À la frontière entre l’acte anormal de gestion et l’abus de droit, le risque manifestement excessif devait permettre à l’administration fiscale de sanctionner la légèreté – intentionnelle ou non – de certains dirigeants. Si le principe était louable, la mise en œuvre de ce concept était en revanche complexe…
Rappelons que le principe de non immixtion de l’administration fiscale dans la gestion de l’entreprise interdit en principe à cette dernière de juger l’opportunité des choix entrepreneuriaux…
Comment alors sanctionner la prise de risque « manifestement excessive » ? Et surtout la prise de risque devrait-elle être jugée ? N’est-elle finalement pas inhérente à l’entreprenariat ?
En réalité le pouvoir que cette théorie donnait à l’administration était en demi-teinte car il s’agissait de sanctionner à posteriori une prise de risque ayant « mal tournée »… Le concept ne valait donc que pour les « malchanceux » ce qui n’est pas en ligne avec la réalité car comme on le sait bon nombre d’entrepreneurs aujourd’hui considérés comme « successful » ont par le passé connu des déboires… C’est d’ailleurs une maxime bien connue « on apprend de ses erreurs ».

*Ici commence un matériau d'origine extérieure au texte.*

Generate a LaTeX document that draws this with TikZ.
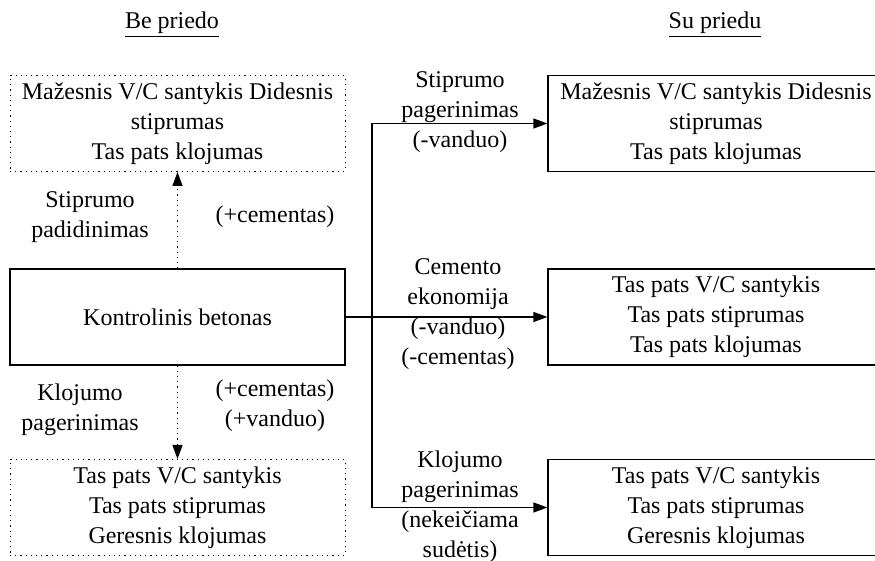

La légitimité du concept était donc douteuse…
Elle est devenue carrément discutable avec la légalisation du concept de l’abus de droit qui vient désormais condamner les comportements entrepreneuriaux ayant un but exclusivement fiscal. Beaucoup plus juste car l’administration fiscale revient ici dans son domaine en réprimant l’utilisation abusive des règles pour une optimisation fiscale sauvage et non plus une logique économique. L’administration fiscale s’étant ainsi dotée d’un nouvel outil, la théorie du risque manifestement excessif perdait de son sens.
Sans compter la théorie de l’acte anormal de gestion, de plus en plus usitée en matière de prix de transfert, qui permet à l’administration fiscale de refuser la déductibilité des charges qui n’ont pas été exposées dans l’intérêt de l’entreprise. Là encore, comme pour l’abus de droit, la théorie est claire, aucune référence à un « risque » ou à une quantification du type « manifeste », juste un principe simple : la décision prise l’a-t-elle était dans l’intérêt de l’entreprise ?
C’est donc à la lumière de ces autres concepts « voisins » que la décision du Conseil d’État ne peut être considérée que comme une bonne nouvelle.
Gageons que cette décision, en ligne avec la réalité économique, soit suivie de nombreuses permettant aux chefs d’entreprise de prendre les décisions de gestion nécessaires à la conduite de leurs entreprises sereinement.